> **WHAT THIS TASK INVOLVES**: Pictures stay out of this copy, which runs from the first line of the material through the line containing "-9.6, -10.2, -10.6]".

○ ○ ○ ○ ○

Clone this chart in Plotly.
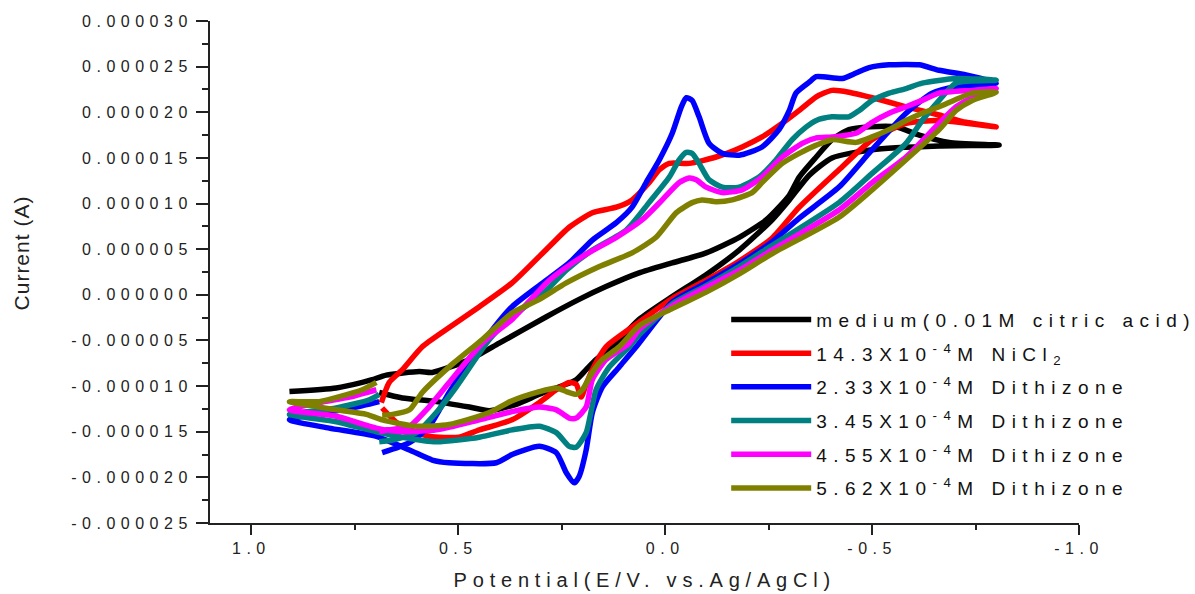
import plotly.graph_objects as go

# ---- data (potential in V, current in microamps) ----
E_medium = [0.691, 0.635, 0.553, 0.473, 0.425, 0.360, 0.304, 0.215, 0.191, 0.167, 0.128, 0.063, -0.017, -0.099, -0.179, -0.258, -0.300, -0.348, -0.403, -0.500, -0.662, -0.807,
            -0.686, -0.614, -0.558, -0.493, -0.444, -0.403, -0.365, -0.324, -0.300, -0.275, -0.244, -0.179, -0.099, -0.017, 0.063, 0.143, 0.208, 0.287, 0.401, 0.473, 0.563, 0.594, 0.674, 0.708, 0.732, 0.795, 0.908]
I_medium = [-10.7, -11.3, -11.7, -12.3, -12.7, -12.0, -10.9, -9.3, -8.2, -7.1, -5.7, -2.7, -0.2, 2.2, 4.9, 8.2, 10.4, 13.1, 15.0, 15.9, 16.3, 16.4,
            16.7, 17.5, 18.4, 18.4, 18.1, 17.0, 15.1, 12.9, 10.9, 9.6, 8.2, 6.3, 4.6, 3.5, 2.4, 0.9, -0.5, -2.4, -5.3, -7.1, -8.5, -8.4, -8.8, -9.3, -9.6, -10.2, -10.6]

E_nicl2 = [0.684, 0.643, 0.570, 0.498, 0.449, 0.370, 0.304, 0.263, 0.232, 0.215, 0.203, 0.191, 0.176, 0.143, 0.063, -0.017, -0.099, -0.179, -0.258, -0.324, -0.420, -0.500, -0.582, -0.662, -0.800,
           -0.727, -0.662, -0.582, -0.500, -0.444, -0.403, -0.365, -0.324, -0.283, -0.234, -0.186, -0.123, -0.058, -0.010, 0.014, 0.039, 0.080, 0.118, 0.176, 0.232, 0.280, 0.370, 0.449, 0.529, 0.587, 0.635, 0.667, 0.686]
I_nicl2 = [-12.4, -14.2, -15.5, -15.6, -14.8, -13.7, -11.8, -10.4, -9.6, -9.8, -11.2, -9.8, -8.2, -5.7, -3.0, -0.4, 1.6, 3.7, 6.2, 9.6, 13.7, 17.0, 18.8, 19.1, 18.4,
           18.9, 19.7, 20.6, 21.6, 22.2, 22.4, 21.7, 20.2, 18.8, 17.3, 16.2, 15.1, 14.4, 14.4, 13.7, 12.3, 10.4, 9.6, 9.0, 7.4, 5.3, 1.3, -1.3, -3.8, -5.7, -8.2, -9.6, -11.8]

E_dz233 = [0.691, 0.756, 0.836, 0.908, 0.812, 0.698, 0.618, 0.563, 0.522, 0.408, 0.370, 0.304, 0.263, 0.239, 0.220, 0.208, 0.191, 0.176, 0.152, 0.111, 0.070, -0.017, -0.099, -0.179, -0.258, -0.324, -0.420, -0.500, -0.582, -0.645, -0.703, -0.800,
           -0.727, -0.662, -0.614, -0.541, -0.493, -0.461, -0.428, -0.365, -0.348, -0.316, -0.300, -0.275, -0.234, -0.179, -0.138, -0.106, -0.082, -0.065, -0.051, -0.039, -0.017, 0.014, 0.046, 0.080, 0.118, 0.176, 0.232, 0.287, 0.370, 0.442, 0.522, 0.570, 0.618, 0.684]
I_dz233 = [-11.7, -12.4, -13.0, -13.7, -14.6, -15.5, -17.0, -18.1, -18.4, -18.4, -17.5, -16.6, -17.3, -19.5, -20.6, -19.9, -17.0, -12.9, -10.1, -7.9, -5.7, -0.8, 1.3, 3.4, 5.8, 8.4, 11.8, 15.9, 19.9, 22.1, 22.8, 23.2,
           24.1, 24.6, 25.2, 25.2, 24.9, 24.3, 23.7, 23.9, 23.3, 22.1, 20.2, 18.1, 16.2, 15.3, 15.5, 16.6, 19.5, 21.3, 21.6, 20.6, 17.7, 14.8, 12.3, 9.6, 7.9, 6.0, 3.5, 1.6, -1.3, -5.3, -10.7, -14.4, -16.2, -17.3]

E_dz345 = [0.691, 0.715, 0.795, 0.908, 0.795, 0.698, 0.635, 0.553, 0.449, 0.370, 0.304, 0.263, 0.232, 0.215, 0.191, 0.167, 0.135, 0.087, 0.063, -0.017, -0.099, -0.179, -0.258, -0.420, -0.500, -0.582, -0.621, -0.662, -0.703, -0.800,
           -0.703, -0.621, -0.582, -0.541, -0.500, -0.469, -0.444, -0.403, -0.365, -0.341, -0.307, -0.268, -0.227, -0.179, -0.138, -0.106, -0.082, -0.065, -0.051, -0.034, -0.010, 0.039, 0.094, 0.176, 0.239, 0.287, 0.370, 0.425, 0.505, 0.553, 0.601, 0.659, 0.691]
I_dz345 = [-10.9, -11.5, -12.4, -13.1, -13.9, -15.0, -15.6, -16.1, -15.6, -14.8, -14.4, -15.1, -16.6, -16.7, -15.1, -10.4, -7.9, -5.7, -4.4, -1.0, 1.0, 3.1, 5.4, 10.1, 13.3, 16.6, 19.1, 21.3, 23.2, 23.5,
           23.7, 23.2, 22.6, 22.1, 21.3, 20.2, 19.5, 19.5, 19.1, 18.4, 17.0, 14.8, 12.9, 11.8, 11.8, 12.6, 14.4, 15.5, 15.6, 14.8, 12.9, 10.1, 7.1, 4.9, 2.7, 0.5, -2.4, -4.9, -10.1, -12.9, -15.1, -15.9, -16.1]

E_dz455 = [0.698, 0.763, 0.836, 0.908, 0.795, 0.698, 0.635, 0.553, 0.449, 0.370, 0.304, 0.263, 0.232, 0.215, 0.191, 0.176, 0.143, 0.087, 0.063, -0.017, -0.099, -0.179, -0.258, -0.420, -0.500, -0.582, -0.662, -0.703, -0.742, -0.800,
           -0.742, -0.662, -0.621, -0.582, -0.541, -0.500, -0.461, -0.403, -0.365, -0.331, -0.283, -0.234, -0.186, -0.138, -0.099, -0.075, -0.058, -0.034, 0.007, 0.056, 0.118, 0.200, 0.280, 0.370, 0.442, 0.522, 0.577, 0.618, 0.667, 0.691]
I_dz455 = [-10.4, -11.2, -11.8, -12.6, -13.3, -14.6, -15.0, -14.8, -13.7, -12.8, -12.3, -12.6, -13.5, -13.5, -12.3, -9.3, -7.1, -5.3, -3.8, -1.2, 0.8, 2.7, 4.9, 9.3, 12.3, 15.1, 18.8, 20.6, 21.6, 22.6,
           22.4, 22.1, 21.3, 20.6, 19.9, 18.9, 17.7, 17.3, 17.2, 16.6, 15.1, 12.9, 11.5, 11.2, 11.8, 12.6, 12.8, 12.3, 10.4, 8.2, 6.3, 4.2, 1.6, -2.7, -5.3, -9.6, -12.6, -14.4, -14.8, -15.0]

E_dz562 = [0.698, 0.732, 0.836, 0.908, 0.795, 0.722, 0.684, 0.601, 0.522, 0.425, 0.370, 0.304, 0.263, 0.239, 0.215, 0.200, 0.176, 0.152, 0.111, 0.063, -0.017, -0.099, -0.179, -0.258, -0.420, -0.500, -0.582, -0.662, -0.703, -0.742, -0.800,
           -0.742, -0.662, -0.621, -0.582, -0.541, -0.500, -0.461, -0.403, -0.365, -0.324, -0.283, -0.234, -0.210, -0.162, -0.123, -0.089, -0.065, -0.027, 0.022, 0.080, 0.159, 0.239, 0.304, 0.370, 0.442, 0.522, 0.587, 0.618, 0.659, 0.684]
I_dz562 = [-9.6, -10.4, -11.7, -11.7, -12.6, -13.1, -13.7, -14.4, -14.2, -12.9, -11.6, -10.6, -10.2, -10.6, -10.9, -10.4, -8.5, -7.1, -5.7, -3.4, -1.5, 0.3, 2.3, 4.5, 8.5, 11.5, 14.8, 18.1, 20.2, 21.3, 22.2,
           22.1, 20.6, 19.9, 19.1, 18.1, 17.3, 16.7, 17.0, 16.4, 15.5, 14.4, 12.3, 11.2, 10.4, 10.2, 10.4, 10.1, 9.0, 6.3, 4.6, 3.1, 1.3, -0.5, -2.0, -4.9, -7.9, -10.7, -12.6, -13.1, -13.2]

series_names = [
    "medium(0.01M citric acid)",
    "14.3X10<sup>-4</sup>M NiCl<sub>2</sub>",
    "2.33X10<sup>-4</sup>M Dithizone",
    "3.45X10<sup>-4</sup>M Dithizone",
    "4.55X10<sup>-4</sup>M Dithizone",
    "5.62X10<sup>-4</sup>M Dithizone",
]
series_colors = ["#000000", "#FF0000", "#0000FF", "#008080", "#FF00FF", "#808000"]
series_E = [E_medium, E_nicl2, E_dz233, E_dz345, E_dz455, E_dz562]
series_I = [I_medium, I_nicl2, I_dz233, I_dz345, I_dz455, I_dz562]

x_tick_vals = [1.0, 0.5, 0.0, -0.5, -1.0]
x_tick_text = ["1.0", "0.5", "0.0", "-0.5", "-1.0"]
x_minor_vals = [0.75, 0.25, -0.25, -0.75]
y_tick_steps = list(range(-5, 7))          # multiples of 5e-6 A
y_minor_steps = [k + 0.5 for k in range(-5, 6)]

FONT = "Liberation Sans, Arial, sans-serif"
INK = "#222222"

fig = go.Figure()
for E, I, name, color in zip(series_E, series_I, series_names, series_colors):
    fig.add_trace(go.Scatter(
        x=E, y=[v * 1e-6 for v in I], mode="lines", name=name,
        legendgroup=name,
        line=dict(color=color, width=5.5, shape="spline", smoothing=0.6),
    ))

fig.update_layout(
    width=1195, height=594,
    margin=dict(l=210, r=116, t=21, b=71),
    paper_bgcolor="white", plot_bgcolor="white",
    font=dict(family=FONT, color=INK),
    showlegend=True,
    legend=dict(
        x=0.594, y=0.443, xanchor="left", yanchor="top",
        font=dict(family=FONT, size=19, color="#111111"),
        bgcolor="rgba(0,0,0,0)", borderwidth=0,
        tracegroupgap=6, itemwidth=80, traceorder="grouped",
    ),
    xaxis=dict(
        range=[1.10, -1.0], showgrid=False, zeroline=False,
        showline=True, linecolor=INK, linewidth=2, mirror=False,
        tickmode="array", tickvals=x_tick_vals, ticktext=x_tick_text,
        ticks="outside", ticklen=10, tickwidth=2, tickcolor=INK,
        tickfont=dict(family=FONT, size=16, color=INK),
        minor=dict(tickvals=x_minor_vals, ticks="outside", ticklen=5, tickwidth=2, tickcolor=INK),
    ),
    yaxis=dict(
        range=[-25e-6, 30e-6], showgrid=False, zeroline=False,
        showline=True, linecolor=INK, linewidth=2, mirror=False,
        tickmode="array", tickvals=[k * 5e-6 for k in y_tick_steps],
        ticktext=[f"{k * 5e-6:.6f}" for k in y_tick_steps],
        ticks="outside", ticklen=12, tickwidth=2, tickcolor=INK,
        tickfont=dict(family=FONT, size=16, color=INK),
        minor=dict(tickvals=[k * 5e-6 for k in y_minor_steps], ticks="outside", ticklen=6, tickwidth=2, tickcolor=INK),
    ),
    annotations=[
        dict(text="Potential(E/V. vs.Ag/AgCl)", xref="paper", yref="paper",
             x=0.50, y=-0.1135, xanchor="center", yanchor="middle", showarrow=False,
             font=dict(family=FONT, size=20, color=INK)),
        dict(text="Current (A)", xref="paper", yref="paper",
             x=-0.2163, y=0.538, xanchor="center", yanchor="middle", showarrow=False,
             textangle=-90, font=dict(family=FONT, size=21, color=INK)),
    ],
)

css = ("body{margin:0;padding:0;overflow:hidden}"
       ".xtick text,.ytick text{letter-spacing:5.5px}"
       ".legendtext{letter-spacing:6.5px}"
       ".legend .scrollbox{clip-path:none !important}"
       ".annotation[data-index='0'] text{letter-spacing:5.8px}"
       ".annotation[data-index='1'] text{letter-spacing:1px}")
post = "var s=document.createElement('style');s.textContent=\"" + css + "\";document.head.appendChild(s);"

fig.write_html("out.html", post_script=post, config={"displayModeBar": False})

○ ○ ○ ○ ○

> **REPLY TO THE TASK**:
Clone this chart in Plotly.
import plotly.graph_objects as go

# ---- data (potential in V, current in microamps) ----
E_medium = [0.691, 0.635, 0.553, 0.473, 0.425, 0.360, 0.304, 0.215, 0.191, 0.167, 0.128, 0.063, -0.017, -0.099, -0.179, -0.258, -0.300, -0.348, -0.403, -0.500, -0.662, -0.807,
            -0.686, -0.614, -0.558, -0.493, -0.444, -0.403, -0.365, -0.324, -0.300, -0.275, -0.244, -0.179, -0.099, -0.017, 0.063, 0.143, 0.208, 0.287, 0.401, 0.473, 0.563, 0.594, 0.674, 0.708, 0.732, 0.795, 0.908]
I_medium = [-10.7, -11.3, -11.7, -12.3, -12.7, -12.0, -10.9, -9.3, -8.2, -7.1, -5.7, -2.7, -0.2, 2.2, 4.9, 8.2, 10.4, 13.1, 15.0, 15.9, 16.3, 16.4,
            16.7, 17.5, 18.4, 18.4, 18.1, 17.0, 15.1, 12.9, 10.9, 9.6, 8.2, 6.3, 4.6, 3.5, 2.4, 0.9, -0.5, -2.4, -5.3, -7.1, -8.5, -8.4, -8.8, -9.3, -9.6, -10.2, -10.6]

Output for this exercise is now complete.